At the moment the "friends first" man reveals to the woman he is interested in that he has been hoping to win her, he loses. He loses because he has revealed himself not only to lack confidence, but also as being dishonest. He declares that she cannot trust him to present himself and his intentions directly. She can sense that he finds his true desires shameful, or that he sees himself as deserving her rejection and this virtually guarantees she will reject him.
So, if the guy asking this question should not try to pursue friendships with women he likes, what should he do?
He should do the opposite. He should remain polite acquaintances with women he has no interest in and where he does have interest, he should try to drive the relationship to a decision point for her relatively quickly.

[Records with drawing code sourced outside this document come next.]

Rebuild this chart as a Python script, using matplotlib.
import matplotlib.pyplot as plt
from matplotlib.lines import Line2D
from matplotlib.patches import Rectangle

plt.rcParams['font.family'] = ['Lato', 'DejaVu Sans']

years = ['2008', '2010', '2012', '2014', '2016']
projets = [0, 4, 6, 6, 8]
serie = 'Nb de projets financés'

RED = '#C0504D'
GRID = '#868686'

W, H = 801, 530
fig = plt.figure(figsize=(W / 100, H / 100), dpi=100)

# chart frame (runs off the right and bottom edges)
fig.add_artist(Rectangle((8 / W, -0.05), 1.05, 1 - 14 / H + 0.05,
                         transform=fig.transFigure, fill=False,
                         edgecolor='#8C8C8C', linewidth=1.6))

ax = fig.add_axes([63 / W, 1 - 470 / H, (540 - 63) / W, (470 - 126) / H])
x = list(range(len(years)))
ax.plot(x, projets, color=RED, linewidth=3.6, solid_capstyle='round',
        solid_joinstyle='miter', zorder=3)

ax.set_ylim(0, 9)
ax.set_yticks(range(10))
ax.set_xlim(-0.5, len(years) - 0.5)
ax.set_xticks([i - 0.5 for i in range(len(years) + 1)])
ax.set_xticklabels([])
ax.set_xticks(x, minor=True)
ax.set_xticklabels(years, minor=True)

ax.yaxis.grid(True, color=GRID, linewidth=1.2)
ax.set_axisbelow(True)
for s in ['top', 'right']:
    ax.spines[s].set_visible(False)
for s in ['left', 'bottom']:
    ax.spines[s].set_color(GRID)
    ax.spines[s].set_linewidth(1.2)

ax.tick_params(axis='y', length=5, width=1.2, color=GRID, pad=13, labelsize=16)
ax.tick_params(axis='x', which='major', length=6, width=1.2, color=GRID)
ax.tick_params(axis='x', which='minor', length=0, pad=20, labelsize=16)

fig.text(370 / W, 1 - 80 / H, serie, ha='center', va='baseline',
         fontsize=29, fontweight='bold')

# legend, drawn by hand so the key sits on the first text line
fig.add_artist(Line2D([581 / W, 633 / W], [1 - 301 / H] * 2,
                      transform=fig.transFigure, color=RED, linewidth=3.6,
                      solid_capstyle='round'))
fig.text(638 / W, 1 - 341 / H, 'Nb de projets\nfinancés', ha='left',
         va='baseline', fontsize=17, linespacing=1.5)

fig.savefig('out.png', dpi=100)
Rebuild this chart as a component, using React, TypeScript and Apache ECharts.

Sure, he should allow some time to elapse between meeting the woman and declaring his interest. During this time, he should interact with her in ways that display his good qualities and that have the best chance of generating attraction in her. He should give her some time to feel that she is safe enough with him to say yes to an offer.
Then, he should simply ask her for her company in a way that makes it unmistakable that he has something other than friendship on his mind. Guys who default to the "friends first" strategy would live with more integrity if they simply said to women they like, “You’re pretty cute, let’s get coffee”. Even if she turned him down, he would know he had conducted himself honestly and been true to his own desires.
In addition to these benefits to his own character, his success with women would probably increase. At the very least, he would move from revealing himself to be a guy lacking in confidence to one whose supply of it is ample. This alone would start him down the path to where he really wants to go.